5.  No intrinsically unreliable information flows.

     There should be no query operations that give you
     information that you would have to be crazy to use.
     In particular, if you want some information about a
     thread, you should ASK it [so this may be a version
     of principle 3] and then you know that the information
     should be interpreted with reference to that specific
     synchronisation point.

     Application:  the ISO draft provides some operations
     of which it says "almost any usage of these ... is
     unsafe".  These relate to finding the 'instantaneous'
     state of IPC objects.  Because these are 'direct'
     queries that do not involve any explicit synchronisation,
     the point in the lifetime of the other thread that they
     refer to is entirely unknown.  You cannot expect these
     values to apply "now" (whatever that means) and you
     cannot tell at _what_ point in the past of the other
     thread they do relate to.

6.  No zombies.

     When a process dies, a death notice should be sent to
     its family and friends, if any, but the process itself
     should disappear completely.

     Application: because the thread_join/2 operation
     merely _exists_ in the interface, at least the full
     exit or exception status of a process must be kept
     around as long as there is a live copy of its Pid
     anywhere in a process or the global data base, in
     case someone should wait for it.  The term given to
     thread_exit/1 could be arbitrarily large.  There is
     no way to promise that you won't use thread_join.
     In effect this is a mandatory space leak.

While Erlang doesn't perfectly conform to these principles
(the process registry being a particularly painful example),
you can program *as if* it did.  And if you think I would
prefer multi-threading in Prolog to look as much as possible
like Erlang, why yes, I would.  I would like that very much.

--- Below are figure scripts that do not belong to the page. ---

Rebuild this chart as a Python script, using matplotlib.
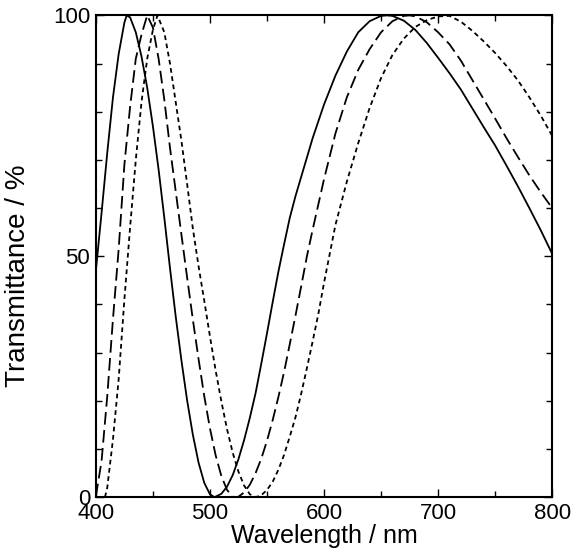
import matplotlib
matplotlib.use("Agg")
import matplotlib.pyplot as plt
from matplotlib.ticker import MultipleLocator

plt.rcParams['font.family'] = ['Liberation Sans', 'DejaVu Sans']

# solid curve
wl_solid = [400, 405, 410, 415, 420, 425, 427, 430, 435, 440, 445, 450, 455, 460, 465,
            470, 475, 480, 485, 490, 495, 500, 504, 510, 515, 520, 525, 530, 535, 540,
            545, 550, 555, 560, 565, 570, 575, 580, 590, 600, 610, 620, 630, 640, 650, 655,
            660, 670, 680, 690, 700, 710, 720, 730, 740, 750, 760, 770, 780, 790, 800]
t_solid = [47, 59, 71.5, 83, 92, 98.5, 100, 99.6, 96.5, 91.5, 85, 77, 68, 58, 47.5,
           37.5, 28.4, 20.1, 13, 7.2, 3, 0.6, 0, 0.7, 2.2, 4.6, 7.9, 11.9, 16.5, 21.6,
           27.7, 34, 40.5, 46.8, 52.5, 58, 62.5, 66.5, 74.5, 81.5, 87.5, 92.5, 96.5, 98.8, 99.9, 100,
           99.9, 98.9, 97, 94.3, 91.2, 88, 84.6, 80.7, 76.8, 73, 68.8, 64.5, 60, 55.4, 50.5]

# long dashed curve
wl_long = [400, 405, 410, 415, 420, 425, 430, 435, 440, 445, 450, 455, 460, 465, 470,
           475, 480, 485, 490, 495, 500, 505, 510, 515, 520, 522, 525, 530, 535, 540,
           545, 550, 555, 560, 565, 570, 575, 580, 585, 590, 600, 610, 620, 630, 640,
           650, 660, 670, 675, 680, 690, 700, 710, 720, 730, 740, 750, 760, 770, 780,
           790, 800]
t_long = [0.2, 7.5, 21, 37, 51.5, 69, 81, 91, 96, 100, 97.5, 91, 82.5, 72.5, 63.5,
          54.5, 45.6, 36.9, 28.7, 21, 14.3, 8.7, 4.4, 1.5, 0.1, 0, 0.1, 1, 2.6, 5,
          8, 11.7, 16, 20.8, 26, 31.8, 37.7, 43.8, 50, 55.5, 66, 75.5, 83, 88.7, 93,
          96.5, 98.8, 99.9, 100, 99.8, 98.6, 96.5, 94, 90.6, 86.6, 82.6, 78.6, 74.5, 70.6, 66.8,
          63.3, 60]

# short dashed curve
wl_short = [408, 410, 415, 420, 425, 430, 435, 440, 445, 450, 454, 460, 465, 470, 475,
            480, 485, 490, 495, 500, 505, 510, 515, 520, 525, 530, 535, 540, 545, 550,
            555, 560, 565, 570, 575, 580, 585, 590, 595, 600, 605, 610, 620, 630, 640,
            650, 660, 670, 680, 690, 700, 710, 720, 730, 740, 750, 760, 770, 780, 790, 800]
t_short = [0, 2, 12, 24.5, 41, 56, 70, 82, 91, 97, 100, 96.5, 90, 82, 74,
           65, 55.8, 48, 40.8, 33.4, 26.3, 19.9, 14.1, 9.2, 5.3, 2.4, 0.6, 0, 0.4, 1.5,
           3.2, 5.7, 8.8, 12.6, 16.6, 21.5, 26.8, 32.3, 38, 44.5, 50.5, 56.5, 65.5, 73.5, 80.8,
           87, 91.8, 95.2, 97.6, 99, 99.8, 99.9, 98.7, 96.8, 94.6, 92.2, 89.5, 86.5, 83, 79.2, 75]

fig = plt.figure(figsize=(5.74, 5.5), dpi=100)
ax = fig.add_axes([0.167, 0.096, 0.795, 0.876])

ax.plot(wl_solid, t_solid, color='black', lw=1.3, ls='-')
ax.plot(wl_long, t_long, color='black', lw=1.3, ls=(0, (7, 3)))
ax.plot(wl_short, t_short, color='black', lw=1.3, ls=(0, (2.6, 2)))

ax.set_xlim(400, 800)
ax.set_ylim(0, 100)
ax.set_xticks([400, 500, 600, 700, 800])
ax.set_yticks([0, 50, 100])
ax.xaxis.set_minor_locator(MultipleLocator(50))
ax.yaxis.set_minor_locator(MultipleLocator(10))
ax.tick_params(which='both', direction='in', top=True, right=True, width=1, labelsize=16)
ax.tick_params(which='major', length=6, pad=4)
ax.tick_params(which='minor', length=4)
for s in ax.spines.values():
    s.set_linewidth(1.5)

ax.set_xlabel('Wavelength / nm', fontsize=18)
ax.set_ylabel('Transmittance / %', fontsize=20)
ax.yaxis.set_label_coords(-0.143, 0.46)
ax.xaxis.set_label_coords(0.5, -0.056)
ax.xaxis.label.set_va('top')

fig.savefig('out.png', dpi=100)
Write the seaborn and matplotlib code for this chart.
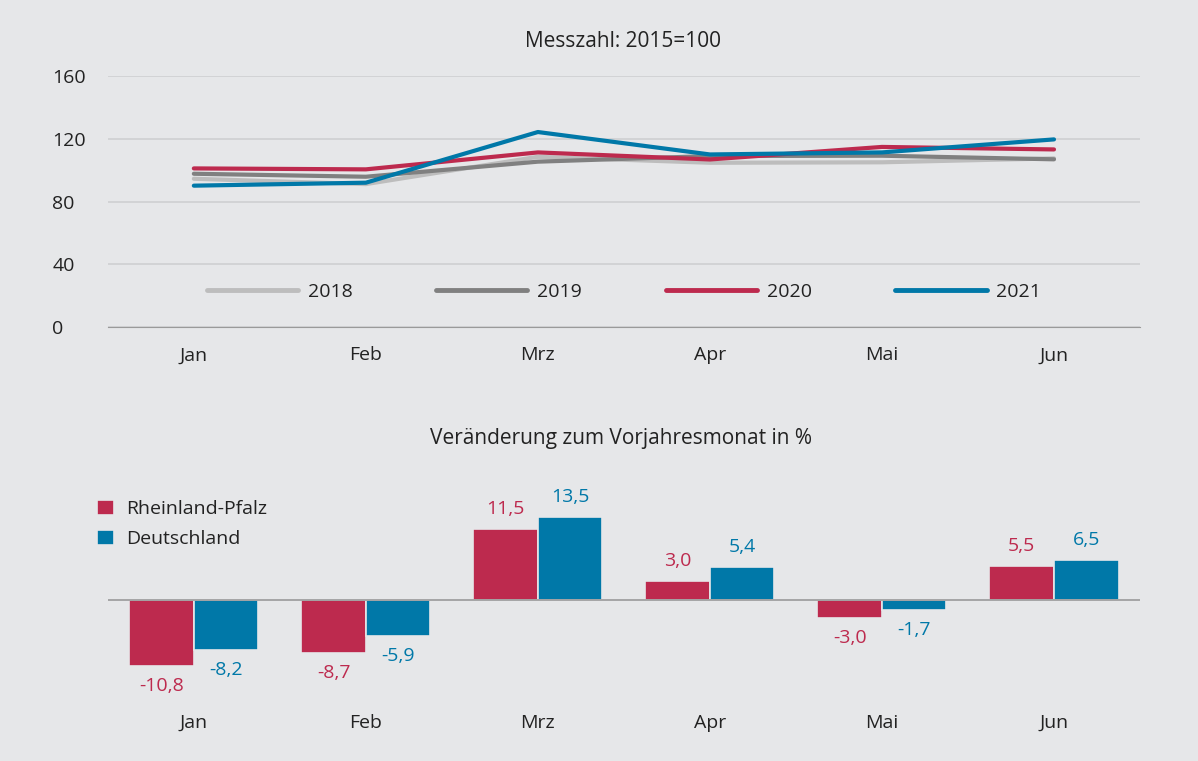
import matplotlib
matplotlib.use("Agg")
import matplotlib.pyplot as plt
import seaborn as sns
import pandas as pd

months = ["Jan", "Feb", "Mrz", "Apr", "Mai", "Jun"]

# Messzahl 2015=100
v2018 = [94.5, 91.1, 108.5, 104.7, 105.0, 107.5]
v2019 = [97.7, 95.8, 105.4, 109.0, 109.2, 106.9]
v2020 = [101.1, 100.5, 111.3, 106.8, 114.8, 113.2]
v2021 = [90.1, 92.0, 124.3, 110.0, 111.3, 119.6]

# Veraenderung zum Vorjahresmonat in %
rp = [-10.8, -8.7, 11.5, 3.0, -3.0, 5.5]
de = [-8.2, -5.9, 13.5, 5.4, -1.7, 6.5]

bg = "#e6e7e9"
red = "#bd2a4e"
blue = "#0078a8"
txt = "#222222"
fs = 14

sns.set_style("white")
plt.rcParams["font.family"] = ["Open Sans", "DejaVu Sans"]

fig = plt.figure(figsize=(11.98, 7.61), dpi=100, facecolor=bg)

# ---- top: line chart
ax1 = fig.add_axes([0.090, 0.5703, 0.8616, 0.3298], facecolor=bg)
lines = pd.DataFrame({
    "Monat": months * 4,
    "x": list(range(6)) * 4,
    "Wert": v2018 + v2019 + v2020 + v2021,
    "Jahr": ["2018"] * 6 + ["2019"] * 6 + ["2020"] * 6 + ["2021"] * 6,
})
pal = {"2018": "#bdbdbd", "2019": "#808080", "2020": red, "2021": blue}
sns.lineplot(data=lines, x="x", y="Wert", hue="Jahr", palette=pal,
             linewidth=3, ax=ax1, legend=True)
ax1.set_xlim(-0.5, 5.5)
ax1.set_ylim(0, 160)
ax1.set_yticks([0, 40, 80, 120, 160])
ax1.set_xticks(range(6))
ax1.set_xticklabels(months)
ax1.grid(axis="y", color="#cfcfd1", linewidth=1.2)
ax1.set_axisbelow(True)
for s in ["top", "right", "left"]:
    ax1.spines[s].set_visible(False)
ax1.spines["bottom"].set_color("#9a9a9a")
ax1.tick_params(axis="both", length=0, labelsize=fs, colors=txt)
ax1.tick_params(axis="x", pad=14)
ax1.tick_params(axis="y", pad=40)
for lab in ax1.get_yticklabels():
    lab.set_horizontalalignment("left")
ax1.set_xlabel("")
ax1.set_ylabel("")
leg = ax1.legend(loc="center", bbox_to_anchor=(0.5, 0.14), ncol=4, frameon=False,
                 fontsize=fs, handlelength=4.7, handletextpad=0.5, columnspacing=4.3)
for h in leg.get_lines():
    h.set_linewidth(3.5)
for t in leg.get_texts():
    t.set_color(txt)
fig.text(0.52, 0.945, "Messzahl: 2015=100", ha="center", va="center", fontsize=15, color=txt)

# ---- bottom: bar chart
ax2 = fig.add_axes([0.090, 0.0802, 0.8616, 0.2891], facecolor=bg)
bars = pd.DataFrame({
    "Monat": months * 2,
    "Wert": rp + de,
    "Region": ["Rheinland-Pfalz"] * 6 + ["Deutschland"] * 6,
})
sns.barplot(data=bars, x="Monat", y="Wert", hue="Region",
            palette={"Rheinland-Pfalz": red, "Deutschland": blue},
            width=0.75, edgecolor=bg, linewidth=1.2, saturation=1, ax=ax2)
ax2.set_xlim(-0.5, 5.5)
ax2.set_ylim(-16.3, 19.5)
ax2.axhline(0, color="#9a9a9a", linewidth=1.2)
ax2.set_yticks([])
for s in ["top", "right", "left", "bottom"]:
    ax2.spines[s].set_visible(False)
ax2.tick_params(axis="x", length=0, labelsize=fs, colors=txt, pad=10)
ax2.set_xlabel("")
ax2.set_ylabel("")

for cont, col in zip(ax2.containers, [red, blue]):
    labels = [f"{v:.1f}".replace(".", ",") for v in cont.datavalues]
    for bar, lab, v in zip(cont, labels, cont.datavalues):
        x = bar.get_x() + bar.get_width() / 2
        if v >= 0:
            ax2.annotate(lab, (x, v), xytext=(0, 8), textcoords="offset points",
                         ha="center", va="bottom", fontsize=fs, color=col)
        else:
            ax2.annotate(lab, (x, v), xytext=(0, -8), textcoords="offset points",
                         ha="center", va="top", fontsize=fs, color=col)

leg2 = ax2.legend(loc="upper left", bbox_to_anchor=(-0.027, 0.99), frameon=False,
                  fontsize=fs, handlelength=0.85, handleheight=0.85, handletextpad=0.6,
                  labelspacing=0.6)
for t in leg2.get_texts():
    t.set_color(txt)
fig.text(0.518, 0.4244, "Veränderung zum Vorjahresmonat in %", ha="center", va="center",
         fontsize=15, color=txt)

fig.savefig("out.png", dpi=100, facecolor=bg)
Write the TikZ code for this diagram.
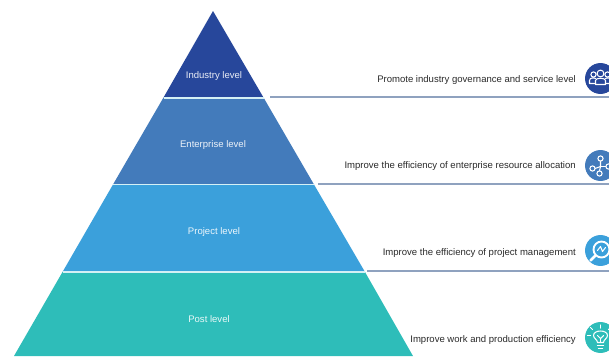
\documentclass[tikz,border=0pt]{standalone}
\usepackage{fontspec}
\setmainfont{Liberation Sans}
\usepackage{tikz}
\usetikzlibrary{%
	calc,%
	positioning
}
\definecolor{industryblue}{HTML}{27479B}
\definecolor{enterpriseblue}{HTML}{437BBB}
\definecolor{projectblue}{HTML}{3BA0DB}
\definecolor{postgreen}{HTML}{2EBDB9}
\definecolor{gapcyan}{HTML}{D5F0F5}
\definecolor{rulegray}{HTML}{8FA2BF}
\definecolor{goaltext}{HTML}{2A2A2A}
\tikzset{
	levellabel/.style={text=white, font=\fontsize{8.15}{9}\selectfont, inner sep=0pt, opacity=0.9},
	goallabel/.style={text=goaltext, font=\fontsize{8.15}{9}\selectfont, inner sep=0pt, anchor=east},
	goalrule/.style={rulegray, line width=0.9pt},
	gapline/.style={gapcyan, line width=1.1pt},
	icondisc/.style={circle, minimum size=26.4pt, inner sep=0pt},
	iconline/.style={white, line width=0.9pt, line cap=round, line join=round}
}

\begin{document}
\begin{tikzpicture}[x=0.03cm, y=-0.03cm]
	
	\clip (0,0) rectangle (609,356);
	\fill[white] (0,0) rectangle (609,356);
	
	\fill[industryblue] (213,11) -- (263.5,97.5) -- (163.5,97.5) -- cycle;
	\fill[enterpriseblue] (163.5,97.5) -- (263.5,97.5) -- (314,184.5) -- (113,184.5) -- cycle;
	\fill[projectblue] (113,184.5) -- (314,184.5) -- (365,272) -- (62.5,272) -- cycle;
	\fill[postgreen] (62.5,272) -- (365,272) -- (413,356) -- (14,356) -- cycle;
	
	\draw[gapline] (163.5,98) -- (263.5,98);
	\draw[gapline] (113,184.5) -- (314,184.5);
	\draw[gapline] (62.5,272) -- (365,272);
	
	\node[levellabel] (industry) at (214,76.5) {Industry level};
	\node[levellabel] (enterprise) at (213,145.5) {Enterprise level};
	\node[levellabel] (project) at (214,232.5) {Project level};
	\node[levellabel] (post) at (209,319.5) {Post level};
	
	\node[goallabel] (goalindustry) at (576,80.5) {Promote industry governance and service level};
	\node[goallabel] (goalenterprise) at (576,166.5) {Improve the efficiency of enterprise resource allocation};
	\node[goallabel] (goalproject) at (576,253.5) {Improve the efficiency of project management};
	\node[goallabel] (goalpost) at (576,340.5) {Improve work and production efficiency};
	
	\coordinate (ruleastart) at (270,97);
	\coordinate (ruleaend) at (609,97);
	\coordinate (rulebstart) at (318,184);
	\coordinate (rulebend) at (609,184);
	\coordinate (rulecstart) at (367,271);
	\coordinate (rulecend) at (609,271);
	\draw[goalrule] (ruleastart) -- (ruleaend);
	\draw[goalrule] (rulebstart) -- (rulebend);
	\draw[goalrule] (rulecstart) -- (rulecend);
	
	\node[icondisc, fill=industryblue] (iconindustry) at (600.5,78.5) {};
	\node[icondisc, fill=enterpriseblue] (iconenterprise) at (600.5,165.5) {};
	\node[icondisc, fill=projectblue] (iconproject) at (600.5,250.5) {};
	\node[icondisc, fill=postgreen] (iconpost) at (600.5,337.5) {};
	
	\begin{scope}[shift={(iconindustry.center)}, iconline]
		\draw (0,-5) circle (3.4);
		\draw (-7,-4) circle (2.6);
		\draw (7,-4) circle (2.6);
		\draw (-5,6) -- (-5,2) .. controls (-5,-1) and (5,-1) .. (5,2) -- (5,6) -- cycle;
		\draw (-6,5) -- (-11,5) -- (-11,2) .. controls (-11,-1) and (-6,-1) .. (-5,0);
		\draw (6,5) -- (11,5) -- (11,2) .. controls (11,-1) and (6,-1) .. (5,0);
	\end{scope}
	
	\begin{scope}[shift={(iconenterprise.center)}, iconline]
		\draw (0,-7) circle (2.6);
		\draw (-8,3) circle (2.6);
		\draw (-1,8) circle (2.6);
		\draw (8,1) circle (2.6);
		\draw (0,-4.4) -- (0,1) -- (-1,5.4);
		\draw (0,1) -- (-5.4,3);
		\draw (0,1) -- (5.4,1);
	\end{scope}
	
	\begin{scope}[shift={(iconproject.center)}, iconline]
		\draw[line width=1.6pt] (1,-1) circle (8);
		\draw[line width=2.2pt] (-5,5) -- (-10,10);
		\draw (-3,0) -- (0,-4) -- (2,1) -- (5,-3);
	\end{scope}
	
	\begin{scope}[shift={(iconpost.center)}, iconline]
		\draw (-3,5) .. controls (-3,2) and (-7,1) .. (-7,-2) .. controls (-7,-8) and (7,-8) .. (7,-2) .. controls (7,1) and (3,2) .. (3,5) -- cycle;
		\draw (-3,8) -- (3,8);
		\draw (-2,11) -- (2,11);
		\draw (0,-9.5) -- (0,-12.5);
		\draw (-8,-8) -- (-10,-10);
		\draw (8,-8) -- (10,-10);
		\draw (-10,-2) -- (-13,-2);
		\draw (-3,-2) -- (0,1) -- (3,-2);
		\draw (0,1) -- (0,5);
	\end{scope}
	
\end{tikzpicture}
\end{document}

What got me looking at this was someone asking me to review
a paper about how to implement thread_cancel/1, the operation
that kills any thread.  The paper claims that

	"The ability to cancel a thread is useful for
	application development and is critical to
	Prolog embeddability."

and I found myself saying "but the ability to cancel a
thread is like the ability to apply a chainsaw to your
own neck!  It's an incredibly easy way to violate
system integrity."

What's really frightening is that if I hadn't been exposed to
Erlang, my previous exposure to Ada and Occam and Concurrent
Pascal, nice though they are, might not have been enough to
stop me reading the DTR and going "yeah, this looks like a
fairly straightforward layer over pthreads, nice job" instead
of "yuck".  THANK YOU JOE!

--
If stupidity were a crime, who'd 'scape hanging?